Most users simply want to submit their jobs to the Expanse queue and let them run to completion and go on to other things while waiting. Slurm is the job manager for Expanse.
Below is an example job script which will start a Singularity container
on a node in the Expanse compute queue and run a Python program inside
it. You must copy the Python program, tf2-train-cnn-cifar-10.py
, into
your current working directory from
/cm/shared/examples/sdsc/tensorflow
if you wish to run it using the
job script. The script is a modification of an example found on Expanse,
/cm/shared/examples/sdsc/tensorflow/run-tf2-train-cnn-cifar-10-compute.sh
#!/usr/bin/env bash
#SBATCH --job-name=tf2-train-cnn-cifar-10-compute
#SBATCH --account=use300
#SBATCH --partition=compute
#SBATCH --nodes=1
#SBATCH --ntasks-per-node=128
#SBATCH --cpus-per-task=1
#SBATCH --mem=249325M
#SBATCH --time=00:30:00
#SBATCH --output=%x.o%j.%N
declare -xr SINGULARITY_MODULE='singularitypro/3.9'
module purge
module load "${SINGULARITY_MODULE}"
module list
printenv
time -p singularity exec --bind /expanse,/scratch --nv /cm/shared/apps/containers/singularity/tensorflow/tensorflow-2.5.1-ubuntu-18.04-cuda-11.2-mlnx-ofed-4.7-3.2.9.0-openmpi-4.0.5-20211003.sif python3 -u tf2-train-cnn-cifar-10.py
The above script requests 1 node and 128 tasks per node with a wall time of 30 minutes.
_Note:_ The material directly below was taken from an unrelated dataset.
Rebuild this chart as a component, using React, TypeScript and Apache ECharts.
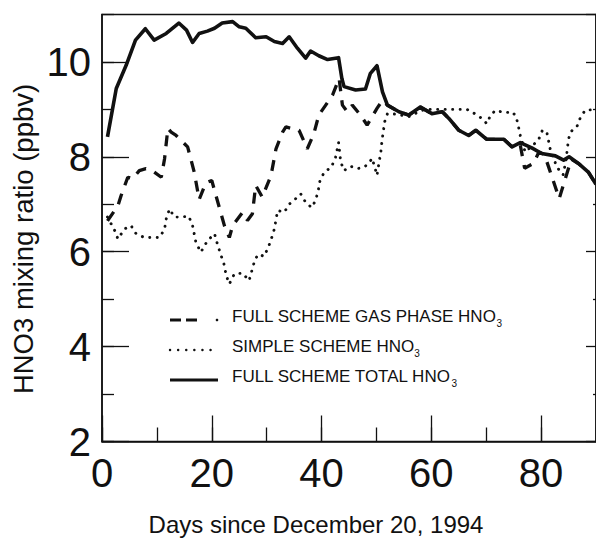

Notice that the Singularity module is loaded.
You may need to modify the line specifying which allocation to be used for this job (--account=use300). When you are ready to submit the job to the Expanse queue, issue the following command (make sure you copy the script as well the python code into a directory that you can write into):
sbatch run-tf2-train-cnn-cifar-10-compute.sh
To view the status of your job in the Expanse queue, issue the following:
squeue -u
When the job is complete, view the output which should be written to the
output file tf2-train-cnn-cifar-10-compute.o%j.%N
where %j
is the
job ID and %N
is the node's hostname.